Lèizhèng huórén shū 類證活人書
Book of Reviving the People by Categorized Syndromes by 朱肱 (Zhū Hóng, zì Yìzhōng 翼中, fl. 1098–1126, 北宋)
About the work
A major late-Northern-Sòng (1107) clinical reorganization of the Shānghán lùn corpus in twenty-two juan, by the Hángzhōu physician 朱肱 Zhū Hóng (hào Wúqiúzǐ 無求子). The work — originally titled Nányáng huórén shū 南陽活人書 in honor of Zhāng Jī’s native place — recasts the Shānghán materials in a problem-and-answer format (101 questions), and supplies clinical adjustments that adapt the Hàn-period prescriptions to Sòng-period climates and constitutions. It is the second great Sòng-period commentary on the Shānghán (after 韓祗和 Hán Zhīhé’s Wēizhǐ lùn KR3ef008) and the most widely-circulated Shānghán-derivative work of the entire Sòng dynasty.
Abstract
The composition date of the work is fixed at Dàguān 大觀 1 (1107) by Zhū’s preface, with later supplementary editing extending into the early Xuānhé 宣和 period (early 1120s). Zhū Hóng — a 1088 jìnshì who chose medicine over an official career — is one of the most important Sòng clinical writers, whose works combine textual erudition (he was a colleague of 黃庭堅 in his early years) with hands-on clinical experience in Hángzhōu.

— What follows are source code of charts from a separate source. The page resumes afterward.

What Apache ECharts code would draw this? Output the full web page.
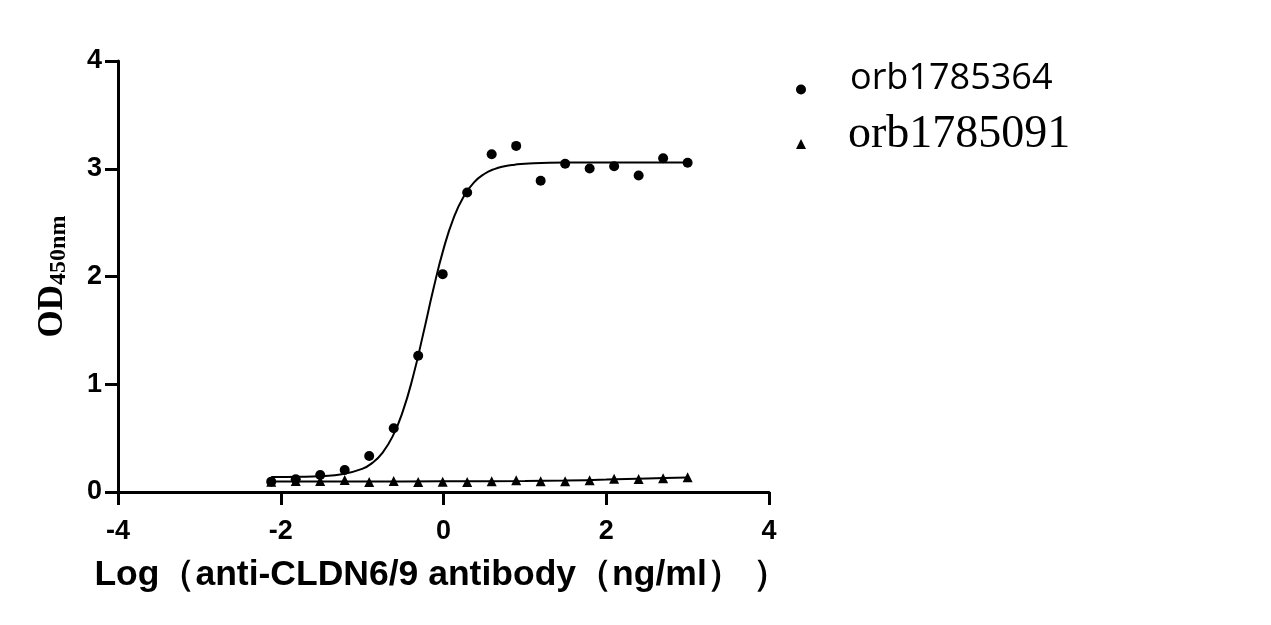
<!DOCTYPE html>
<html>
<head>
<meta charset="utf-8">
<script src="https://cdn.jsdelivr.net/npm/echarts@6/dist/echarts.min.js"></script>
<style>
html,body{margin:0;padding:0;background:#fff;}
#chart{width:1271px;height:625px;}
</style>
</head>
<body>
<div id="chart"></div>
<script>
// Log concentration (ng/ml), two-fold dilution series
const logConc = [-2.117, -1.816, -1.515, -1.214, -0.913, -0.612, -0.311, -0.010, 0.291, 0.592, 0.893, 1.194, 1.495, 1.796, 2.097, 2.398, 2.699, 3.0];
// OD450 readings
const od1785364 = [0.096, 0.118, 0.158, 0.204, 0.334, 0.591, 1.264, 2.022, 2.780, 3.135, 3.212, 2.888, 3.046, 3.003, 3.024, 2.938, 3.098, 3.055];
const od1785091 = [0.096, 0.102, 0.102, 0.111, 0.093, 0.102, 0.093, 0.096, 0.093, 0.099, 0.108, 0.099, 0.099, 0.108, 0.124, 0.121, 0.127, 0.136];
// fitted curves
const fitX1 = [-2.117, -1.75, -1.5, -1.25, -1.0, -0.875, -0.75, -0.625, -0.5, -0.375, -0.25, -0.125, 0, 0.125, 0.25, 0.375, 0.5, 0.625, 0.75, 0.875, 1.0, 1.5, 2.0, 2.5, 3.0];
const fitY1 = [0.140, 0.142, 0.148, 0.164, 0.215, 0.270, 0.364, 0.516, 0.748, 1.070, 1.465, 1.881, 2.254, 2.544, 2.745, 2.873, 2.951, 2.997, 3.023, 3.038, 3.047, 3.057, 3.058, 3.058, 3.058];
const fitX2 = [-2.117, -1.0, 0, 1.0, 1.5, 2.0, 2.5, 3.0];
const fitY2 = [0.097, 0.098, 0.099, 0.102, 0.106, 0.115, 0.126, 0.135];
const seriesNames = ['orb1785364', 'orb1785091'];
const xAxisTitle = 'Log（anti-CLDN6/9 antibody（ng/ml） ）';

const chart = echarts.init(document.getElementById('chart'), null, {renderer: 'canvas'});
const tickStyle = {show: true, length: 13, lineStyle: {color: '#000', width: 3}};
chart.setOption({
  animation: false,
  backgroundColor: '#fff',
  grid: {left: 118, right: 502, top: 61, bottom: 133, containLabel: false},
  xAxis: {
    type: 'value', min: -4, max: 4, interval: 2,
    axisLine: {show: true, onZero: false, lineStyle: {color: '#000', width: 3}},
    axisTick: tickStyle, splitLine: {show: false},
    axisLabel: {color: '#000', fontFamily: 'Liberation Sans', fontWeight: 'bold', fontSize: 27, margin: 26},
    name: xAxisTitle, nameLocation: 'middle', nameGap: 65,
    nameTextStyle: {color: '#000', fontFamily: 'Liberation Sans', fontWeight: 'bold', fontSize: 35.5, lineHeight: 36, padding: [0, 4, 0, 0]}
  },
  yAxis: {
    type: 'value', min: 0, max: 4, interval: 1,
    axisLine: {show: true, onZero: false, lineStyle: {color: '#000', width: 3}},
    axisTick: tickStyle, splitLine: {show: false},
    axisLabel: {color: '#000', fontFamily: 'Liberation Sans', fontWeight: 'bold', fontSize: 27, margin: 16},
    name: '{a|OD}{b|450nm}', nameLocation: 'middle', nameRotate: 90, nameGap: 44,
    nameTextStyle: {
      color: '#000',
      rich: {
        a: {fontFamily: 'Liberation Serif', fontWeight: 'bold', fontSize: 35, lineHeight: 36, padding: [0, 0, 6, 0], verticalAlign: 'top', color: '#000'},
        b: {fontFamily: 'Liberation Serif', fontWeight: 'bold', fontSize: 24, lineHeight: 24, verticalAlign: 'bottom', color: '#000'}
      }
    }
  },
  legend: [
    {
      data: [{name: seriesNames[0], icon: 'circle'}],
      left: 796, top: 61, orient: 'vertical', padding: 0,
      itemWidth: 10, itemHeight: 10, selectedMode: false,
      formatter: '{t|{name}}',
      textStyle: {rich: {t: {fontFamily: 'Open Sans', fontSize: 36, lineHeight: 40, color: '#000', padding: [0, 0, 21, 39]}}}
    },
    {
      data: [{name: seriesNames[1], icon: 'triangle'}],
      left: 796, top: 112, orient: 'vertical', padding: 0,
      itemWidth: 10, itemHeight: 10, selectedMode: false,
      formatter: '{t|{name}}',
      textStyle: {rich: {t: {fontFamily: 'Liberation Serif', fontSize: 46, lineHeight: 48, color: '#000', padding: [0, 0, 18, 37]}}}
    }
  ],
  series: [
    {
      type: 'line', name: 'fit1', data: fitX1.map((x, i) => [x, fitY1[i]]),
      symbol: 'none', smooth: 0.5, silent: true,
      lineStyle: {color: '#000', width: 2}, z: 2
    },
    {
      type: 'line', name: 'fit2', data: fitX2.map((x, i) => [x, fitY2[i]]),
      symbol: 'none', smooth: 0.3, silent: true,
      lineStyle: {color: '#000', width: 2}, z: 2
    },
    {
      type: 'scatter', name: seriesNames[0], symbol: 'circle', symbolSize: 10,
      itemStyle: {color: '#000', opacity: 1}, data: logConc.map((x, i) => [x, od1785364[i]]), z: 3
    },
    {
      type: 'scatter', name: seriesNames[1], symbol: 'triangle', symbolSize: 10,
      itemStyle: {color: '#000', opacity: 1}, data: logConc.map((x, i) => [x, od1785091[i]]), z: 4
    }
  ]
});
</script>
</body>
</html>
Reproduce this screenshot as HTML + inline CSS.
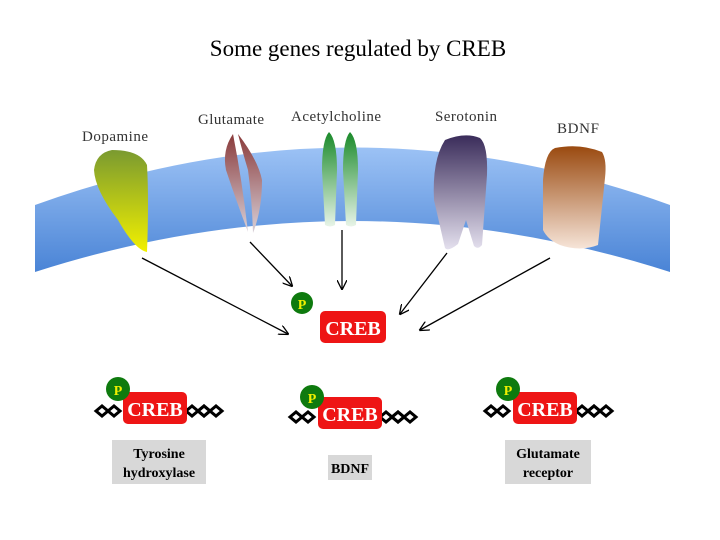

The Huórén shū exists in multiple editions of varying juan-count (20, 21, 22, plus the Huórén shū kuò 活人書括 abridgement); the 22-juan recension is the standard YuánMíngQīng line, supplemented by Zhū’s own prescription book the Nányáng huórén shū 南陽活人書 and his abridgement the Yīrén shū 醫人書. The work’s reception in the Jīn and Yuán was central: 成無己 Chéng Wúyǐ explicitly draws on it, and 劉完素 Liú Wánsù responds polemically to it from a fire-and-heat perspective.
Translations and research
- Goldschmidt, Evolution of Chinese Medicine (2009), chapter 7 — extensive treatment of the Huó-rén shū.
- Mǎ Jìxīng 馬繼興, Sòng-Yuán Shānghán xué shù yán-jiū (1988).
- Hinrichs and Barnes, Chinese Medicine and Healing (2013), 95–119 on Hanson and the Sòng medical print culture.
- Endymion Wilkinson, Chinese History: A New Manual, §35.7.1 lists this as a major Sòng clinical reference.
- No substantial English-language translation located.
Other points of interest
The catalog meta gives 朱肱 (Zhū Hóng) without the variant character 朱翼中 (his zì). His son 朱壬 Zhū Rén was also a physician. The Northern-Sòng print of the Huórén shū exists in a Yuán-print descendant preserved in Japanese collections — the so-called “Wúqiúzǐ recension” — which underlies the modern critical text.